* [Set problem]:
Skip the pictures. Transcribe the rest of the data below without changing a word.

* [Supplied material]:
....
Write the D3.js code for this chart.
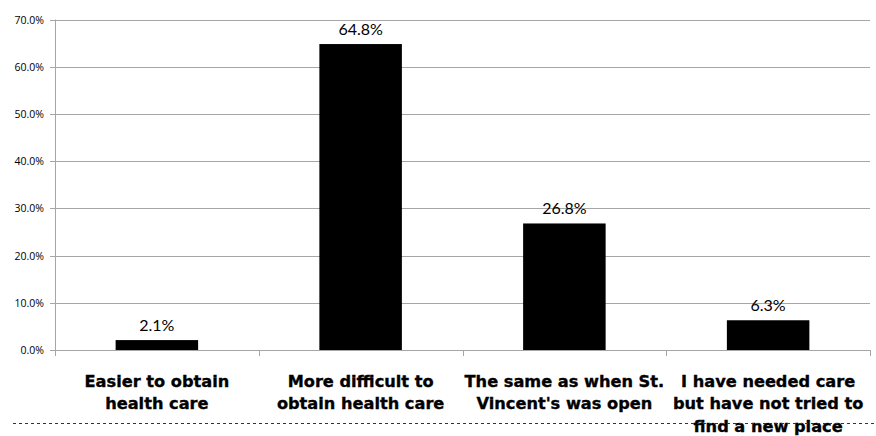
<!DOCTYPE html>
<html>
<head>
<meta charset="utf-8">
<script src="https://cdn.jsdelivr.net/npm/d3@7"></script>
<style>
  html, body { margin: 0; padding: 0; background: #fff; }
  svg { display: block; }
</style>
</head>
<body>
<svg id="chart" width="876" height="436"></svg>
<script>
// Survey responses: how access to care changed after St. Vincent's closed
const categories = [
  ["Easier to obtain", "health care"],
  ["More difficult to", "obtain health care"],
  ["The same as when St.", "Vincent's was open"],
  ["I have needed care", "but have not tried to", "find a new place"]
];
const values = [2.1, 64.8, 26.8, 6.3];
const yTicks = [0, 10, 20, 30, 40, 50, 60, 70];

const svg = d3.select("#chart");
const margin = { left: 55, right: 6, top: 19.5 };
const W = 876;
const plotBottom = 350;

const x = d3.scaleBand()
  .domain(d3.range(values.length))
  .range([margin.left, W - margin.right])
  .paddingInner(0).paddingOuter(0);

const y = d3.scaleLinear().domain([0, 70]).range([plotBottom, margin.top]);

const gridColor = "#a6a6a6";

// Horizontal gridlines
svg.append("g")
  .selectAll("line")
  .data(yTicks)
  .join("line")
  .attr("x1", margin.left - 5)
  .attr("x2", W - margin.right)
  .attr("y1", d => Math.round(y(d)) + 0.5)
  .attr("y2", d => Math.round(y(d)) + 0.5)
  .attr("stroke", gridColor)
  .attr("stroke-width", 1);

// Y axis labels
svg.append("g")
  .selectAll("text")
  .data(yTicks)
  .join("text")
  .attr("x", margin.left - 11)
  .attr("y", d => y(d) + 4)
  .attr("text-anchor", "end")
  .attr("font-family", "'Open Sans', sans-serif")
  .attr("font-size", 10.5)
  .attr("fill", "#000")
  .text(d => d3.format(".1f")(d) + "%");

// Y axis line
svg.append("line")
  .attr("x1", margin.left + 0.5).attr("x2", margin.left + 0.5)
  .attr("y1", y(70)).attr("y2", plotBottom + 5)
  .attr("stroke", gridColor);

// Category separator ticks below the baseline
const bounds = d3.range(values.length + 1).map(i =>
  i < values.length ? x(i) : x(values.length - 1) + x.bandwidth());
svg.append("g")
  .selectAll("line")
  .data(bounds)
  .join("line")
  .attr("x1", d => Math.round(d) + 0.5)
  .attr("x2", d => Math.round(d) + 0.5)
  .attr("y1", plotBottom)
  .attr("y2", plotBottom + 6)
  .attr("stroke", gridColor);

// Bars
const barW = x.bandwidth() * 0.405;
svg.append("g")
  .selectAll("rect")
  .data(values)
  .join("rect")
  .attr("x", (d, i) => x(i) + (x.bandwidth() - barW) / 2)
  .attr("y", d => y(d))
  .attr("width", barW)
  .attr("height", d => plotBottom - y(d))
  .attr("fill", "#000");

// Value labels
svg.append("g")
  .selectAll("text")
  .data(values)
  .join("text")
  .attr("x", (d, i) => x(i) + x.bandwidth() / 2)
  .attr("y", d => y(d) - 9)
  .attr("text-anchor", "middle")
  .attr("font-family", "Lato, 'Open Sans', sans-serif")
  .attr("font-size", 16)
  .attr("fill", "#000")
  .text(d => d3.format(".1f")(d) + "%");

// Category labels
const catG = svg.append("g")
  .selectAll("text")
  .data(categories)
  .join("text")
  .attr("x", (d, i) => x(i) + x.bandwidth() / 2)
  .attr("y", 386.7)
  .attr("text-anchor", "middle")
  .attr("font-family", "'DejaVu Sans', sans-serif")
  .attr("font-weight", "bold")
  .attr("font-size", 16.2)
  .attr("fill", "#000")
  .attr("stroke", "#000")
  .attr("stroke-width", 0.35);
catG.selectAll("tspan")
  .data((d, i) => d.map(line => ({ line, i })))
  .join("tspan")
  .attr("x", d => x(d.i) + x.bandwidth() / 2)
  .attr("dy", (d, j) => j === 0 ? 0 : 22.5)
  .text(d => d.line);

// Dashed rule near the bottom, drawn over the labels
svg.append("line")
  .attr("x1", 13).attr("x2", W)
  .attr("y1", 423.5).attr("y2", 423.5)
  .attr("stroke", "#333")
  .attr("stroke-width", 1)
  .attr("stroke-dasharray", "3,3");
</script>
</body>
</html>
....
* [Written solution]:
Write the D3.js code for this chart.
<!DOCTYPE html>
<html>
<head>
<meta charset="utf-8">
<script src="https://cdn.jsdelivr.net/npm/d3@7"></script>
<style>
  html, body { margin: 0; padding: 0; background: #fff; }
  svg { display: block; }
</style>
</head>
<body>
<svg id="chart" width="876" height="436"></svg>
<script>
// Survey responses: how access to care changed after St. Vincent's closed
const categories = [
  ["Easier to obtain", "health care"],
  ["More difficult to", "obtain health care"],
  ["The same as when St.", "Vincent's was open"],
  ["I have needed care", "but have not tried to", "find a new place"]
];
const values = [2.1, 64.8, 26.8, 6.3];
const yTicks = [0, 10, 20, 30, 40, 50, 60, 70];

const svg = d3.select("#chart");
const margin = { left: 55, right: 6, top: 19.5 };
const W = 876;
const plotBottom = 350;

const x = d3.scaleBand()
  .domain(d3.range(values.length))
  .range([margin.left, W - margin.right])
  .paddingInner(0).paddingOuter(0);

const y = d3.scaleLinear().domain([0, 70]).range([plotBottom, margin.top]);

const gridColor = "#a6a6a6";

// Horizontal gridlines
svg.append("g")
  .selectAll("line")
  .data(yTicks)
  .join("line")
  .attr("x1", margin.left - 5)
  .attr("x2", W - margin.right)
  .attr("y1", d => Math.round(y(d)) + 0.5)
  .attr("y2", d => Math.round(y(d)) + 0.5)
  .attr("stroke", gridColor)
  .attr("stroke-width", 1);

// Y axis labels
svg.append("g")
  .selectAll("text")
  .data(yTicks)
  .join("text")
  .attr("x", margin.left - 11)
  .attr("y", d => y(d) + 4)
  .attr("text-anchor", "end")
  .attr("font-family", "'Open Sans', sans-serif")
  .attr("font-size", 10.5)
  .attr("fill", "#000")
  .text(d => d3.format(".1f")(d) + "%");

// Y axis line
svg.append("line")
  .attr("x1", margin.left + 0.5).attr("x2", margin.left + 0.5)
  .attr("y1", y(70)).attr("y2", plotBottom + 5)
  .attr("stroke", gridColor);

// Category separator ticks below the baseline
const bounds = d3.range(values.length + 1).map(i =>
  i < values.length ? x(i) : x(values.length - 1) + x.bandwidth());
svg.append("g")
  .selectAll("line")
  .data(bounds)
  .join("line")
  .attr("x1", d => Math.round(d) + 0.5)
  .attr("x2", d => Math.round(d) + 0.5)
  .attr("y1", plotBottom)
  .attr("y2", plotBottom + 6)
  .attr("stroke", gridColor);

// Bars
const barW = x.bandwidth() * 0.405;
svg.append("g")
  .selectAll("rect")
  .data(values)
  .join("rect")
  .attr("x", (d, i) => x(i) + (x.bandwidth() - barW) / 2)
  .attr("y", d => y(d))
  .attr("width", barW)
  .attr("height", d => plotBottom - y(d))
  .attr("fill", "#000");

// Value labels
svg.append("g")
  .selectAll("text")
  .data(values)
  .join("text")
  .attr("x", (d, i) => x(i) + x.bandwidth() / 2)
  .attr("y", d => y(d) - 9)
  .attr("text-anchor", "middle")
  .attr("font-family", "Lato, 'Open Sans', sans-serif")
  .attr("font-size", 16)
  .attr("fill", "#000")
  .text(d => d3.format(".1f")(d) + "%");

// Category labels
const catG = svg.append("g")
  .selectAll("text")
  .data(categories)
  .join("text")
  .attr("x", (d, i) => x(i) + x.bandwidth() / 2)
  .attr("y", 386.7)
  .attr("text-anchor", "middle")
  .attr("font-family", "'DejaVu Sans', sans-serif")
  .attr("font-weight", "bold")
  .attr("font-size", 16.2)
  .attr("fill", "#000")
  .attr("stroke", "#000")
  .attr("stroke-width", 0.35);
catG.selectAll("tspan")
  .data((d, i) => d.map(line => ({ line, i })))
  .join("tspan")
  .attr("x", d => x(d.i) + x.bandwidth() / 2)
  .attr("dy", (d, j) => j === 0 ? 0 : 22.5)
  .text(d => d.line);

// Dashed rule near the bottom, drawn over the labels
svg.append("line")
  .attr("x1", 13).attr("x2", W)
  .attr("y1", 423.5).attr("y2", 423.5)
  .attr("stroke", "#333")
  .attr("stroke-width", 1)
  .attr("stroke-dasharray", "3,3");
</script>
</body>
</html>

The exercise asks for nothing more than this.